_Excerpted data_:
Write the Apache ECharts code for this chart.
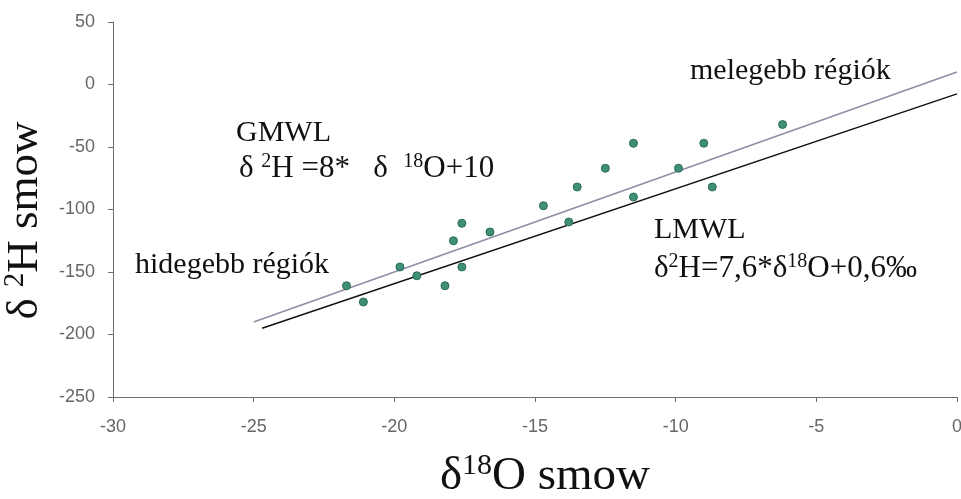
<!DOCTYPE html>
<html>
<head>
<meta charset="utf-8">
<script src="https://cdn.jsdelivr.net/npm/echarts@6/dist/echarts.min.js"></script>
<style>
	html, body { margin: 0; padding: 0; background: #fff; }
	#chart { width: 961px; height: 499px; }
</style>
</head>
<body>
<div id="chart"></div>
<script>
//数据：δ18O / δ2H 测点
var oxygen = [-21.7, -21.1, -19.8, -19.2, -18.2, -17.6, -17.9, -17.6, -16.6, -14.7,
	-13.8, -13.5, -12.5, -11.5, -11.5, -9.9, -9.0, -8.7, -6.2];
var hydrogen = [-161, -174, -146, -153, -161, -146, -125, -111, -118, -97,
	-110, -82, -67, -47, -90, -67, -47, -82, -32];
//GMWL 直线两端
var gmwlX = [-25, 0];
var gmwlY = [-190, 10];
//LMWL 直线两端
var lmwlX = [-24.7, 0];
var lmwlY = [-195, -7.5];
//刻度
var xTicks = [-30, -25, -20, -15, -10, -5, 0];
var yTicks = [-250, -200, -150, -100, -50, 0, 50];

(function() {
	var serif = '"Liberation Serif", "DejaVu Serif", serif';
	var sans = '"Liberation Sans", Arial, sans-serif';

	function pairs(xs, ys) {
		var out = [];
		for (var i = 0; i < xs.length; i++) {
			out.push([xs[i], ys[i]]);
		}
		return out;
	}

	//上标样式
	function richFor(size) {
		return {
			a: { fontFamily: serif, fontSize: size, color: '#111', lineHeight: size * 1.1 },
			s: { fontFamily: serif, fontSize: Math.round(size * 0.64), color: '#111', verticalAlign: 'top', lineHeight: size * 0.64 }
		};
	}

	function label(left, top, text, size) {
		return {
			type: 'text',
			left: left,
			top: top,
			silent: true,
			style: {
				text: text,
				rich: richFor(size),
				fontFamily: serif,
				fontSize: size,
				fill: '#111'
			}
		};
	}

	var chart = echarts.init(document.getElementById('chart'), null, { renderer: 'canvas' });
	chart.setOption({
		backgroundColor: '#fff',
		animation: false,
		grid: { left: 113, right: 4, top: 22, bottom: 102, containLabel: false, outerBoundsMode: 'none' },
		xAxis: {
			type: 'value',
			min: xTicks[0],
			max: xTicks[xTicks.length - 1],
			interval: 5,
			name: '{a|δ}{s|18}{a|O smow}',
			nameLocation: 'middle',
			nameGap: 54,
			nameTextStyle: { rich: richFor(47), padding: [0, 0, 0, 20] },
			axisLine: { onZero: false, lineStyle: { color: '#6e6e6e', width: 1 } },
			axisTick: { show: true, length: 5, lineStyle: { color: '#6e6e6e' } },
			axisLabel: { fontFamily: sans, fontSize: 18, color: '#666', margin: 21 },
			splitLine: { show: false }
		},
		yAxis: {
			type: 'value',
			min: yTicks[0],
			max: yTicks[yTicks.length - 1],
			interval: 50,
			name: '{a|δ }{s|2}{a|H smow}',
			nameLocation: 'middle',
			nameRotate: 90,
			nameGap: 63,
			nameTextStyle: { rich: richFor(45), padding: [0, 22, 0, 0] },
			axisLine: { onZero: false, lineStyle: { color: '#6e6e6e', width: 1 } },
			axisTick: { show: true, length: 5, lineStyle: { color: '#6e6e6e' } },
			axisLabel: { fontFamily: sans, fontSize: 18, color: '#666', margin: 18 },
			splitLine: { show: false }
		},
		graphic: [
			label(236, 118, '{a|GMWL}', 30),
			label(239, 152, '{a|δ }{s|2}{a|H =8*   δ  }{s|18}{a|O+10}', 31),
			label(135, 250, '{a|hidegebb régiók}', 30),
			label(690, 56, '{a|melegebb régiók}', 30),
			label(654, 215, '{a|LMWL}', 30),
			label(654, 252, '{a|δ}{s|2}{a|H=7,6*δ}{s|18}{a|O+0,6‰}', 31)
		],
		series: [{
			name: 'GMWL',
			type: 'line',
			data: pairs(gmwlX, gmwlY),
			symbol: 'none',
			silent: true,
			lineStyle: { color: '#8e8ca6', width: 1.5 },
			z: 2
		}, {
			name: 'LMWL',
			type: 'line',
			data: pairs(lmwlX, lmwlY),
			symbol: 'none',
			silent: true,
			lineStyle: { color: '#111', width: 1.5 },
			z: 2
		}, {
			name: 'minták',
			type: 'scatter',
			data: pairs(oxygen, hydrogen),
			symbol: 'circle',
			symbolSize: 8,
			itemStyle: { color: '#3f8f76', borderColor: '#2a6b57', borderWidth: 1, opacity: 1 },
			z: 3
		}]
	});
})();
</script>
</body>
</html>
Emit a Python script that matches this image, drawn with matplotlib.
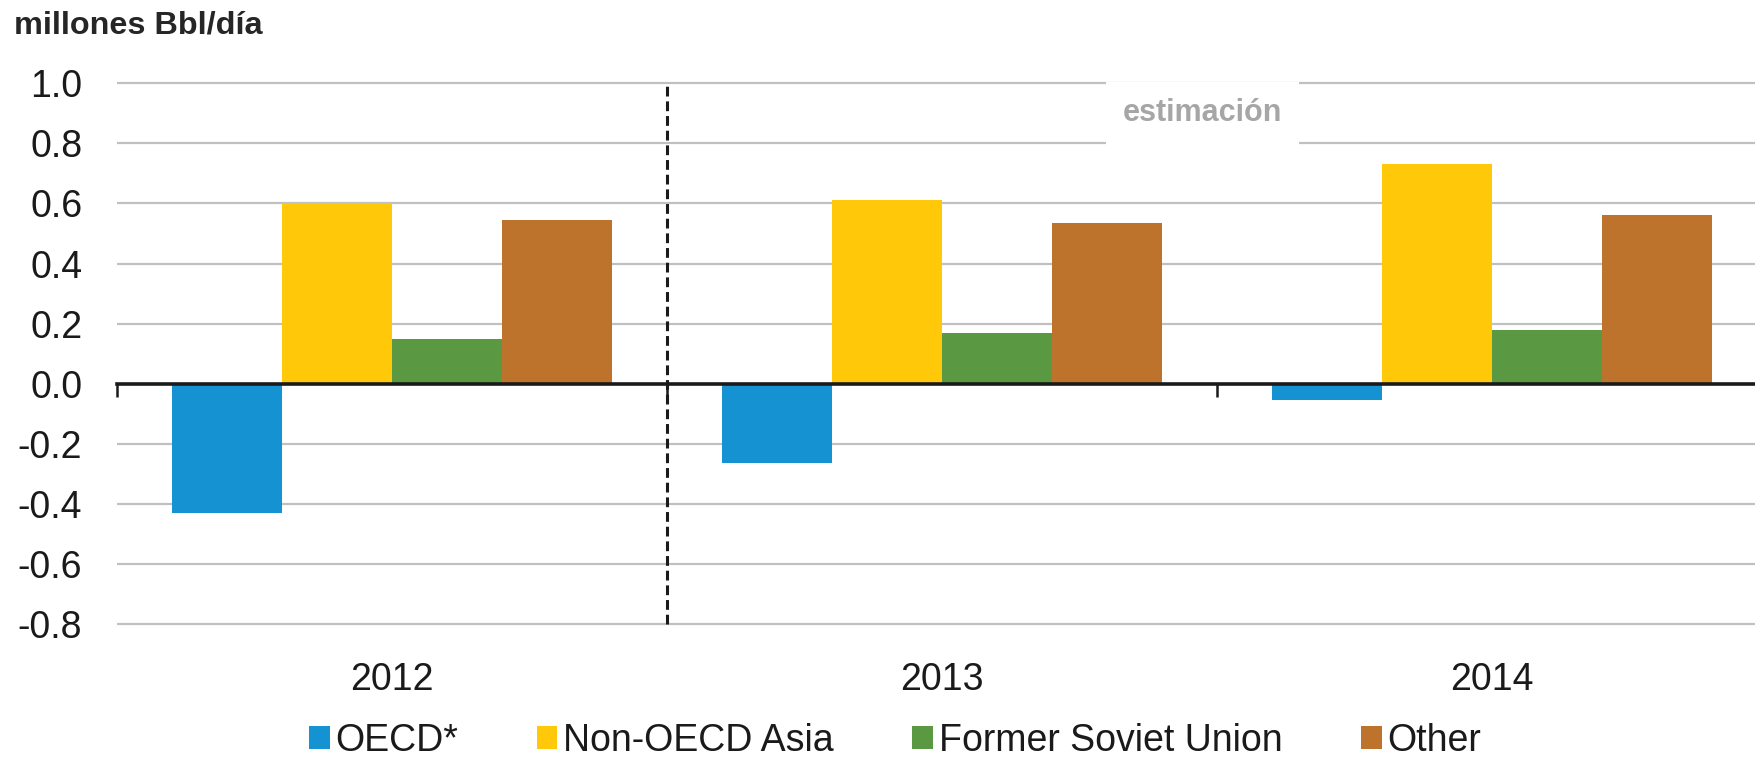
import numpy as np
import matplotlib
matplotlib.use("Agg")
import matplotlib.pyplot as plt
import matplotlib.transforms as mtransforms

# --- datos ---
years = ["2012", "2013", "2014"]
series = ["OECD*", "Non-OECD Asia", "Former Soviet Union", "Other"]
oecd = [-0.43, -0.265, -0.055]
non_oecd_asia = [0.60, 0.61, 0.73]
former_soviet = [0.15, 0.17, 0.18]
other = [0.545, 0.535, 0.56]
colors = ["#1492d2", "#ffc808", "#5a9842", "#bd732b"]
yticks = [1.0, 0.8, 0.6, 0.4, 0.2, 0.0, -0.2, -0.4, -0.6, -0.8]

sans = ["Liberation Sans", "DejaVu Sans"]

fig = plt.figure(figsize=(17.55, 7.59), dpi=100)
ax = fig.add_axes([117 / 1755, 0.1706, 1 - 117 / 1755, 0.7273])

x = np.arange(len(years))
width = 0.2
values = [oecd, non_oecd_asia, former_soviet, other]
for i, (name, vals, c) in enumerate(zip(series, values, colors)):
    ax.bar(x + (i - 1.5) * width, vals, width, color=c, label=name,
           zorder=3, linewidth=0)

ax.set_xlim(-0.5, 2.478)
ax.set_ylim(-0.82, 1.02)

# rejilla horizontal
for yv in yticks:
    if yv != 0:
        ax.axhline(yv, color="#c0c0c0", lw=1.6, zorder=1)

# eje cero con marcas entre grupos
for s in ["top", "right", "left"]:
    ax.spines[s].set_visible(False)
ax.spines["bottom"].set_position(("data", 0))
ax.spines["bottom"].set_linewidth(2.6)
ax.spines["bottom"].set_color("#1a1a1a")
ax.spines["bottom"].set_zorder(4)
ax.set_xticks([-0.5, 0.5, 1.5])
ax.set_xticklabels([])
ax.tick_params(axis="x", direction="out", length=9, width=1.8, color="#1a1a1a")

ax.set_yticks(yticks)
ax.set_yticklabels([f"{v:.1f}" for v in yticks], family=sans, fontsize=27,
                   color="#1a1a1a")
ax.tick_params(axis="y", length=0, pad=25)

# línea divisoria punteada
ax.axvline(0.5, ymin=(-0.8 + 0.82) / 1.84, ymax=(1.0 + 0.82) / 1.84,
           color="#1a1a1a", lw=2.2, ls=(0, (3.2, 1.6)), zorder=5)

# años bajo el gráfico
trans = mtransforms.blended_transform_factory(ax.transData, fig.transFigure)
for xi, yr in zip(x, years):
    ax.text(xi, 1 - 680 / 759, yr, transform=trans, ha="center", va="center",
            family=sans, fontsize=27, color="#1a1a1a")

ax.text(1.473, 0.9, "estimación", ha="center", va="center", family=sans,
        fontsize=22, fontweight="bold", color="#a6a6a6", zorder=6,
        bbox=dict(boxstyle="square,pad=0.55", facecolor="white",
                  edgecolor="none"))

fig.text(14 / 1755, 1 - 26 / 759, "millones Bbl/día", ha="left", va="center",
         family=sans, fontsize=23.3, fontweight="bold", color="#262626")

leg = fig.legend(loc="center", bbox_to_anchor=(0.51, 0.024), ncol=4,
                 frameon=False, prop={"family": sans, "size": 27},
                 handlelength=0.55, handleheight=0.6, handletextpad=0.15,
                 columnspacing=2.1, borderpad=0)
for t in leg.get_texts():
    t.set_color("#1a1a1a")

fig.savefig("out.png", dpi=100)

_Challenge_:
Track down every line with the word "script" and copy it.

_Solved problem_:
<script src="https://cdn.jsdelivr.net/npm/echarts@6/dist/echarts.min.js"></script>
<script>
</script>
Emit a Python script that matches this image, drawn with matplotlib.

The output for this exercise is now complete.